== Provided material ==

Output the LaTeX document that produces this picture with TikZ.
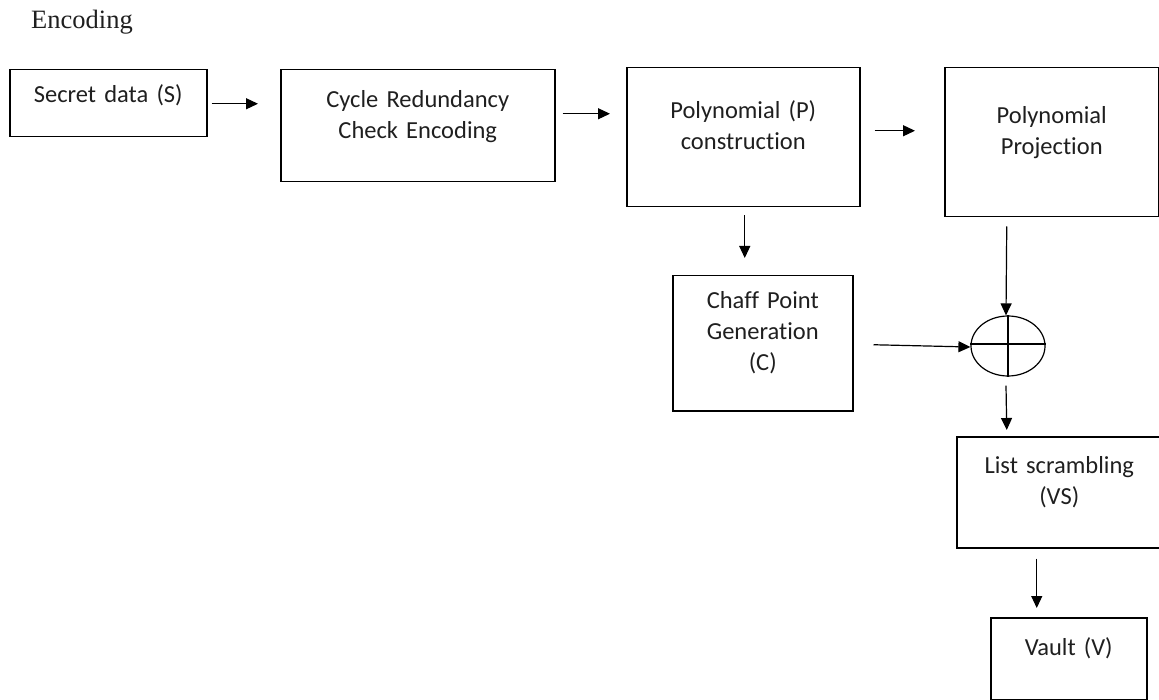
\documentclass[tikz,border=0pt]{standalone}
\usepackage{fontspec}
\setmainfont{Carlito}[Ligatures=NoCommon]
\newfontfamily\titlefont{Liberation Serif}
\usetikzlibrary{arrows.meta,calc,shapes.geometric}

\tikzset{
  blk/.style={draw, line width=1.5pt, inner sep=0pt, align=center,
    anchor=north west, font=\fontsize{24.5}{31}\selectfont, text=black!88},
  arr/.style={line width=1.2pt, -{Triangle[length=12pt,width=11pt]}},
  thin/.style={line width=1.2pt}
}

\begin{document}
\begin{tikzpicture}[x=1pt,y=-1pt]
\useasboundingbox (0,0) rectangle (1159,700);

% heading
\node[anchor=base west, inner sep=0pt, font=\titlefont\fontsize{26.5}{30}\selectfont, text=black!88]
  (title) at (31,29) {Encoding};

% processing blocks: (left,top), width, baseline offset, depth below baseline
\node[blk, text width=197pt, text height=33pt, text depth=34pt] (S) at (9,69) {Secret data (S)};
\node[blk, text width=274pt, text height=38pt, text depth=74pt] (CRC) at (280,69) {Cycle Redundancy\\Check Encoding};
\node[blk, text width=233pt, text height=51pt, text depth=88pt] (P) at (626,67) {Polynomial (P)\\construction};
\node[blk, text width=214pt, text height=56pt, text depth=93pt] (PP) at (944,67) {Polynomial\\Projection};
\node[blk, text width=180pt, text height=33pt, text depth=102pt] (C) at (672,275) {Chaff Point\\Generation\\(C)};
\node[blk, text width=205pt, text height=37pt, text depth=74pt] (LS) at (956,436) {List scrambling\\(VS)};
\node[blk, text width=156pt, text height=38pt, text depth=44pt] (V) at (990,617) {Vault (V)};

% summing junction
\node[draw, line width=1.2pt, ellipse, minimum width=74pt, minimum height=60pt, inner sep=0pt]
  (sum) at (1008,346) {};
\draw[thin] (sum.north) -- (sum.south);
\draw[thin] ($(sum.west)+(0,-2)$) -- ($(sum.east)+(0,-2)$);

% connectors
\draw[arr] ($(S.east)+(4,0.5)$) -- ($(CRC.west)+(-22,-22)$);
\draw[arr] ($(CRC.east)+(7,-12)$) -- ($(P.west)+(-16,-23.5)$);
\draw[arr] ($(P.east)+(14,-6.5)$) -- ($(PP.west)+(-29,-11.5)$);
\draw[arr] ($(P.south)+(1.5,8)$) -- ($(C.north)+(-18,-17)$);
\draw[arr] ($(PP.south)+(-45,9)$) -- ($(sum.north)+(-2,0)$);
\draw[arr] ($(C.east)+(20,1.5)$) -- ($(sum.west)+(0,1)$);
\draw[arr] ($(sum.south)+(-2,9)$) -- ($(LS.north)+(-52.5,-6)$);
\draw[arr] ($(LS.south)+(-22.5,10)$) -- ($(V.north)+(-32,-9)$);
\end{tikzpicture}
\end{document}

===

→ Requirements
Without the pictures, please reproduce each line of the listing above exactly, from the first one through the line bearing "(title) at (31,29)".

→ Output of the exercise
Output the LaTeX document that produces this picture with TikZ.
\documentclass[tikz,border=0pt]{standalone}
\usepackage{fontspec}
\setmainfont{Carlito}[Ligatures=NoCommon]
\newfontfamily\titlefont{Liberation Serif}
\usetikzlibrary{arrows.meta,calc,shapes.geometric}

\tikzset{
  blk/.style={draw, line width=1.5pt, inner sep=0pt, align=center,
    anchor=north west, font=\fontsize{24.5}{31}\selectfont, text=black!88},
  arr/.style={line width=1.2pt, -{Triangle[length=12pt,width=11pt]}},
  thin/.style={line width=1.2pt}
}

\begin{document}
\begin{tikzpicture}[x=1pt,y=-1pt]
\useasboundingbox (0,0) rectangle (1159,700);

% heading
\node[anchor=base west, inner sep=0pt, font=\titlefont\fontsize{26.5}{30}\selectfont, text=black!88]
  (title) at (31,29) {Encoding};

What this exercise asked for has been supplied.